* Begin Exercise data *

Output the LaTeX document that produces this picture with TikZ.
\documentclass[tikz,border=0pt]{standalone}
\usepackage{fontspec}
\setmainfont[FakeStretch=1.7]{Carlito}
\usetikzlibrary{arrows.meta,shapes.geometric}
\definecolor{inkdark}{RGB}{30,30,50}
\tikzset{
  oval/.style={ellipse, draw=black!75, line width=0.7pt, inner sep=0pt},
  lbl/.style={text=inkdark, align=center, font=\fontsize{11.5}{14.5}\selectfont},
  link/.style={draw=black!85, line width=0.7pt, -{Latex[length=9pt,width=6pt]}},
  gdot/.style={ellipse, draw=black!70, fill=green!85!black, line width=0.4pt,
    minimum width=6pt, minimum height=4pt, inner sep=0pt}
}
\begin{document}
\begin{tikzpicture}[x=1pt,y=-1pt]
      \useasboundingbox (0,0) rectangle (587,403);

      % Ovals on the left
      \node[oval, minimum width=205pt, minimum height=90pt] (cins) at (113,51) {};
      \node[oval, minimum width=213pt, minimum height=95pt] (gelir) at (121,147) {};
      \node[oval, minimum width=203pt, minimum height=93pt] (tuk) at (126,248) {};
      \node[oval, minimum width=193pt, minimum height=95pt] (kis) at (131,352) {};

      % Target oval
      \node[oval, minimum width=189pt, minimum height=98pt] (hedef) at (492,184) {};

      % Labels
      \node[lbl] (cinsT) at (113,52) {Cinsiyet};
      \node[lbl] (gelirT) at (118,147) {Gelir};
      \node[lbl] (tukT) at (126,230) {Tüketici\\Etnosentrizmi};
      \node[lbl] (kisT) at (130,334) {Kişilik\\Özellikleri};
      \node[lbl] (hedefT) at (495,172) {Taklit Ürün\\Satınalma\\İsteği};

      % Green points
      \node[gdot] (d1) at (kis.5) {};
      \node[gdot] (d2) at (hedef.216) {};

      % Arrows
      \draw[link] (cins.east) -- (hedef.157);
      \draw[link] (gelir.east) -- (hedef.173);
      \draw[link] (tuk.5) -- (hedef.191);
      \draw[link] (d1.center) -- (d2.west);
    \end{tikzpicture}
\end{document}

* End Exercise data *
* Begin Exercise data *

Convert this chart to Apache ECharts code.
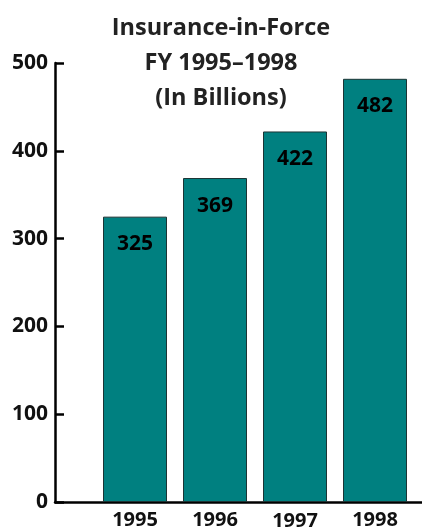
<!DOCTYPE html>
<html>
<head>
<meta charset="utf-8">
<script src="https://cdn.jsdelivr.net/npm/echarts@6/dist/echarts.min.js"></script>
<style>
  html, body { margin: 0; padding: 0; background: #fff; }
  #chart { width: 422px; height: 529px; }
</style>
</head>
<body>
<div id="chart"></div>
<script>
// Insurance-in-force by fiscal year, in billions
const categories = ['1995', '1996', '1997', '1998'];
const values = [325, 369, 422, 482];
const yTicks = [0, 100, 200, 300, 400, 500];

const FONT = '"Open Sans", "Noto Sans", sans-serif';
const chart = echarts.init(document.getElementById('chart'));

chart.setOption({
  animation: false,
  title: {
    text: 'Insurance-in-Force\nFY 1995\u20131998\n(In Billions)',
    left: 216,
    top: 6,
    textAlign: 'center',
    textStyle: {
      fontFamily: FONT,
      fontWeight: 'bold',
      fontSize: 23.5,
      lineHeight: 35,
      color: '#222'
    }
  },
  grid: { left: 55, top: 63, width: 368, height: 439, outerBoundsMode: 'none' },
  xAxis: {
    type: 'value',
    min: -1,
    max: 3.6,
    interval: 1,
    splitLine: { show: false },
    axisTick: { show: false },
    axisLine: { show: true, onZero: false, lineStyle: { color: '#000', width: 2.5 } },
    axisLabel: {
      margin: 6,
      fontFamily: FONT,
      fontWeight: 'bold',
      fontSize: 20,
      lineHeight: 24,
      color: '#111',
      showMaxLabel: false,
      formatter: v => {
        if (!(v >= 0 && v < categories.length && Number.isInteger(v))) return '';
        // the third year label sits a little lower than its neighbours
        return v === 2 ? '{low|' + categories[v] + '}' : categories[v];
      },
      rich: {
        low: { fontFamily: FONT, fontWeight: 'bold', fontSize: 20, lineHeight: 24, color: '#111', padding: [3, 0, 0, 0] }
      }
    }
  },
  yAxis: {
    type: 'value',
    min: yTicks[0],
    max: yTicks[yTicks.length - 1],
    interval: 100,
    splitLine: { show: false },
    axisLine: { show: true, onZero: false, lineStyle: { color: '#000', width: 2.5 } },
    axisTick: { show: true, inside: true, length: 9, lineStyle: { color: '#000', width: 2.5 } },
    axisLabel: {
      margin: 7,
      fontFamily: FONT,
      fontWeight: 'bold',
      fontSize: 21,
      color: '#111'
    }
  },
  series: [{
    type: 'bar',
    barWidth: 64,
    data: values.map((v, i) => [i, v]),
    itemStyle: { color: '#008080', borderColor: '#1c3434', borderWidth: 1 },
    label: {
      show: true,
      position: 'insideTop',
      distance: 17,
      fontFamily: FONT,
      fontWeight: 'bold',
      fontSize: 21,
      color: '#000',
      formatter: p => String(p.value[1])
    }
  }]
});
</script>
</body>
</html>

* End Exercise data *
* Begin Exercise data *

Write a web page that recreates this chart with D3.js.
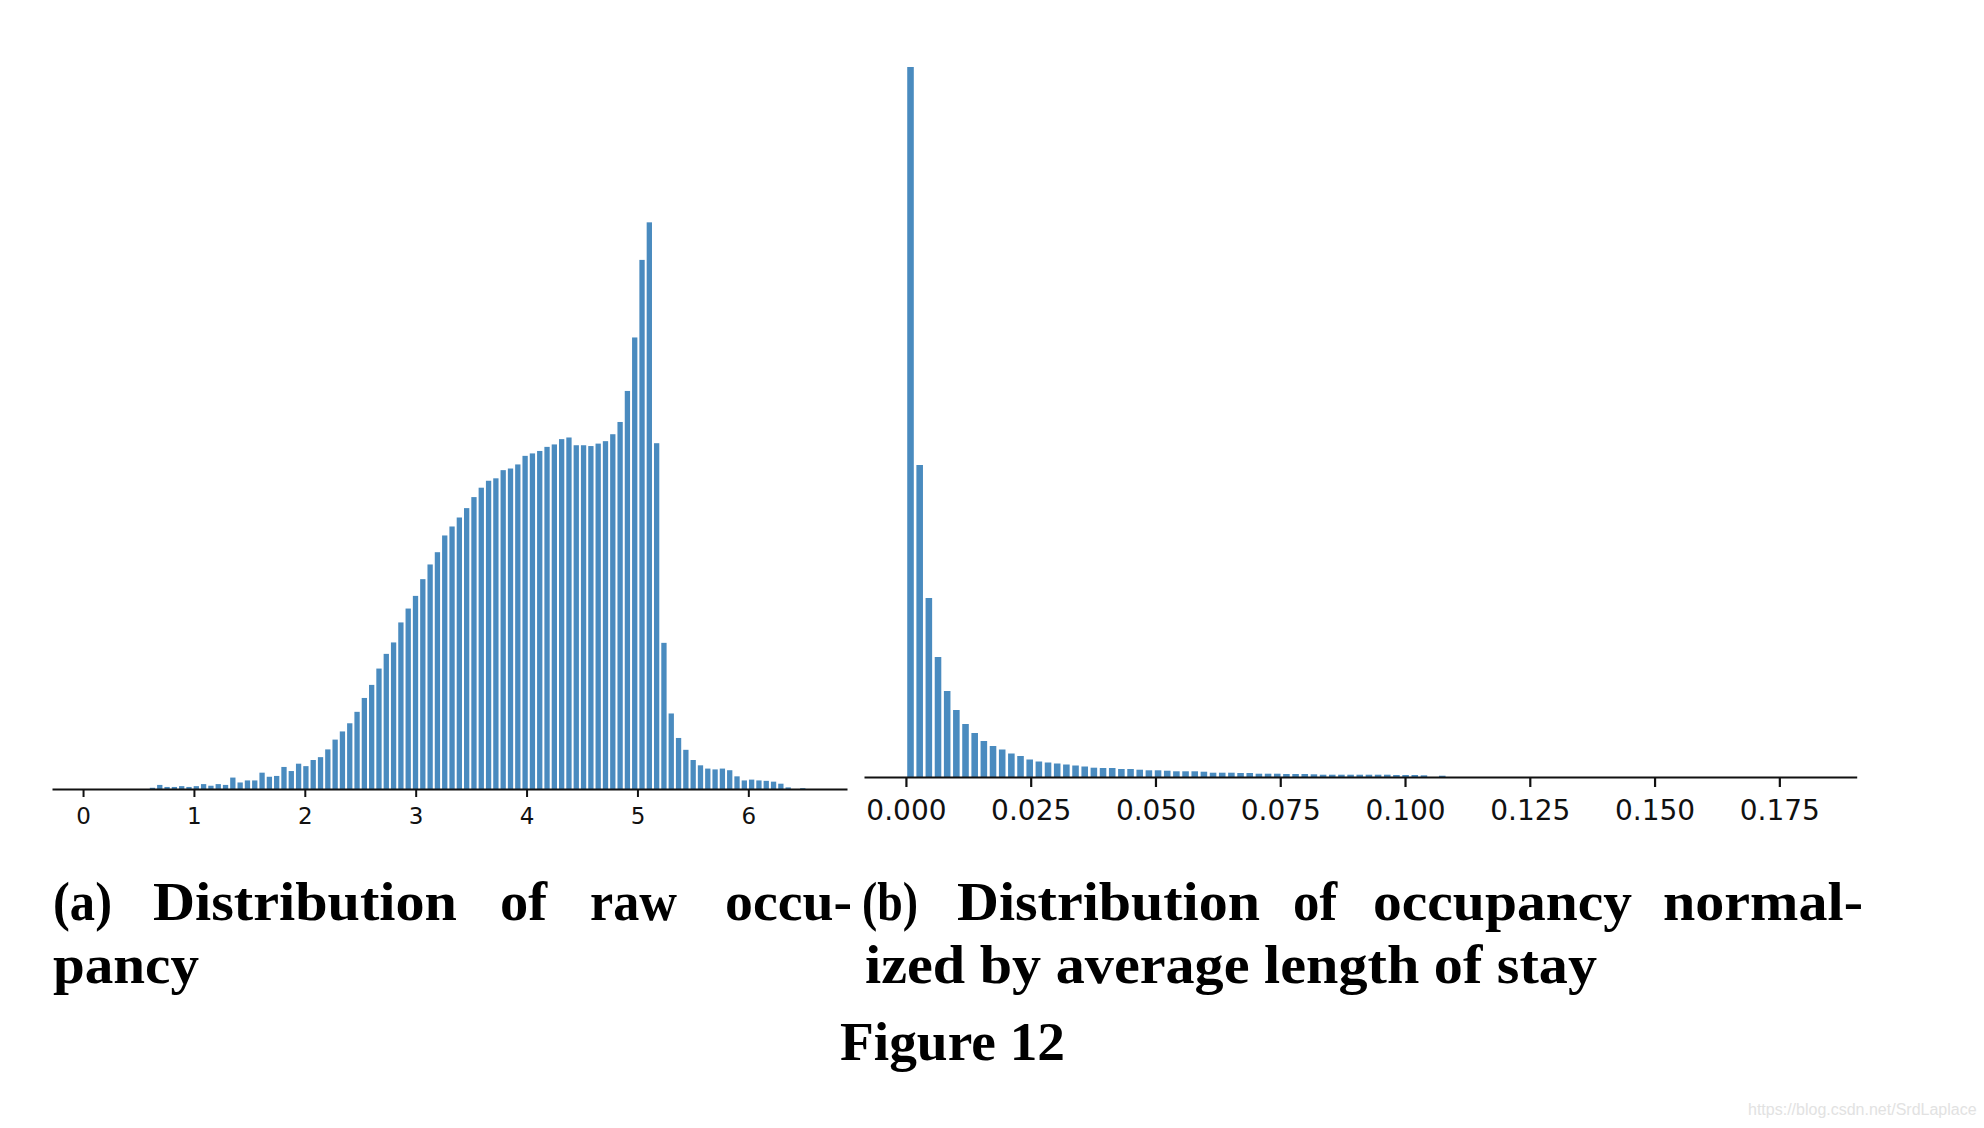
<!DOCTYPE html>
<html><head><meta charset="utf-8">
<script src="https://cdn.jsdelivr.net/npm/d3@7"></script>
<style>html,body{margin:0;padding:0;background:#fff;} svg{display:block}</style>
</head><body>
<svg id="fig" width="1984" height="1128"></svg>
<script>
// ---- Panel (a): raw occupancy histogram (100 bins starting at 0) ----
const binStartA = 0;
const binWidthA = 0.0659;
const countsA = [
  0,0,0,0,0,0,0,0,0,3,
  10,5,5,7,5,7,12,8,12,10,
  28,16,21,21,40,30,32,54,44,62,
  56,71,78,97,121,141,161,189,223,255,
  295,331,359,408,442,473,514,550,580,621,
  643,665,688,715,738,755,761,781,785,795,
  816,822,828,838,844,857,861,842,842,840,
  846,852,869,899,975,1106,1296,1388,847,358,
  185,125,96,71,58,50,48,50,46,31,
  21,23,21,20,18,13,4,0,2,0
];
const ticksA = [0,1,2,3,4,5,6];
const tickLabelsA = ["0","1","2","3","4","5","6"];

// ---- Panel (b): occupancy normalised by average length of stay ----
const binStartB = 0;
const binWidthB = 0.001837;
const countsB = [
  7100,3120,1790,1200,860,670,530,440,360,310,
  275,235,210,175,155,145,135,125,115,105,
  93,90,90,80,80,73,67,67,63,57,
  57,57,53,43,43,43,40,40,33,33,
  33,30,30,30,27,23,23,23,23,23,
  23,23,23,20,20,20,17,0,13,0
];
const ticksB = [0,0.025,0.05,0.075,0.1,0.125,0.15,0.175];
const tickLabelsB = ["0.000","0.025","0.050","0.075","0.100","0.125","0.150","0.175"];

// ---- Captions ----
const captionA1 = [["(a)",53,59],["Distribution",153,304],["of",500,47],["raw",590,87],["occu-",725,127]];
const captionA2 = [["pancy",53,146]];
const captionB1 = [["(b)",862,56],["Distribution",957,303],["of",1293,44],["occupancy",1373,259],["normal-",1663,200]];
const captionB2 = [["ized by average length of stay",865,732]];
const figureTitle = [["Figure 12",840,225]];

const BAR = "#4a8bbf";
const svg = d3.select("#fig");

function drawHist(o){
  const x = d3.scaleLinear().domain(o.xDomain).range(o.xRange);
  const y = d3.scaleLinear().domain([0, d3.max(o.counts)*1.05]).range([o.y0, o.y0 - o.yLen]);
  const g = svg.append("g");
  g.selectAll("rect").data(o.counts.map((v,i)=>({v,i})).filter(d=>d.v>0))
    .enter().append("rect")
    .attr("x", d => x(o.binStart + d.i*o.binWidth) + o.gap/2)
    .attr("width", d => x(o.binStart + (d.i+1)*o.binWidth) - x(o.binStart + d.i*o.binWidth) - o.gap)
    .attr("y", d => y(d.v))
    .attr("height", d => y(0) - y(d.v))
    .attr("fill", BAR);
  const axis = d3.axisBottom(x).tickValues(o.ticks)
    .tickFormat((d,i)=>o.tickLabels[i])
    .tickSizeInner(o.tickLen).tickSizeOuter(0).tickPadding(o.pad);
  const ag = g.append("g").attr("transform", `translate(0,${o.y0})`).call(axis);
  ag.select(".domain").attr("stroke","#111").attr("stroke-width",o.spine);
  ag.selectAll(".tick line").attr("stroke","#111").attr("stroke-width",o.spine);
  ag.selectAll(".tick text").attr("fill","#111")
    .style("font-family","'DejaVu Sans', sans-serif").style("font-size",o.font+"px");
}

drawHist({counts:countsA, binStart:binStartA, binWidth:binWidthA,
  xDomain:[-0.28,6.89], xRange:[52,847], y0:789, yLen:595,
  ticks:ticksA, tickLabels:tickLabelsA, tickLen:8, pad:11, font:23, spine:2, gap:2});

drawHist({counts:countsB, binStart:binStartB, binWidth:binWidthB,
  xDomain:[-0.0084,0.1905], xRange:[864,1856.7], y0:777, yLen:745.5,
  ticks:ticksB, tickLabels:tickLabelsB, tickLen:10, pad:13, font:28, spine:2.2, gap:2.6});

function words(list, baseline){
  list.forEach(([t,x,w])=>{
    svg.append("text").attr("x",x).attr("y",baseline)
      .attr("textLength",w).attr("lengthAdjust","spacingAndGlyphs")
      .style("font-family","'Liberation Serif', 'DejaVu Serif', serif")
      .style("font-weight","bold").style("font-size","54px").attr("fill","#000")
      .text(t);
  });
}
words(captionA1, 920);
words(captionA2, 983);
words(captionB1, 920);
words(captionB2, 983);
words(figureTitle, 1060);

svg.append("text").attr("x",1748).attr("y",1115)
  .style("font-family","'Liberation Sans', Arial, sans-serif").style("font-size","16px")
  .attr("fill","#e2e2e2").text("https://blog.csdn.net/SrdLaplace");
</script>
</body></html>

* End Exercise data *

- _Aim of the task_: Transcribe, leaving out pictures, each line from the one containing "Convert this chart to Apache ECharts code." through the one containing "const chart = echarts.init(document.getElementById('chart'));".

- _Reply to the exercise_:
Convert this chart to Apache ECharts code.
<!DOCTYPE html>
<html>
<head>
<meta charset="utf-8">
<script src="https://cdn.jsdelivr.net/npm/echarts@6/dist/echarts.min.js"></script>
<style>
  html, body { margin: 0; padding: 0; background: #fff; }
  #chart { width: 422px; height: 529px; }
</style>
</head>
<body>
<div id="chart"></div>
<script>
// Insurance-in-force by fiscal year, in billions
const categories = ['1995', '1996', '1997', '1998'];
const values = [325, 369, 422, 482];
const yTicks = [0, 100, 200, 300, 400, 500];

const FONT = '"Open Sans", "Noto Sans", sans-serif';
const chart = echarts.init(document.getElementById('chart'));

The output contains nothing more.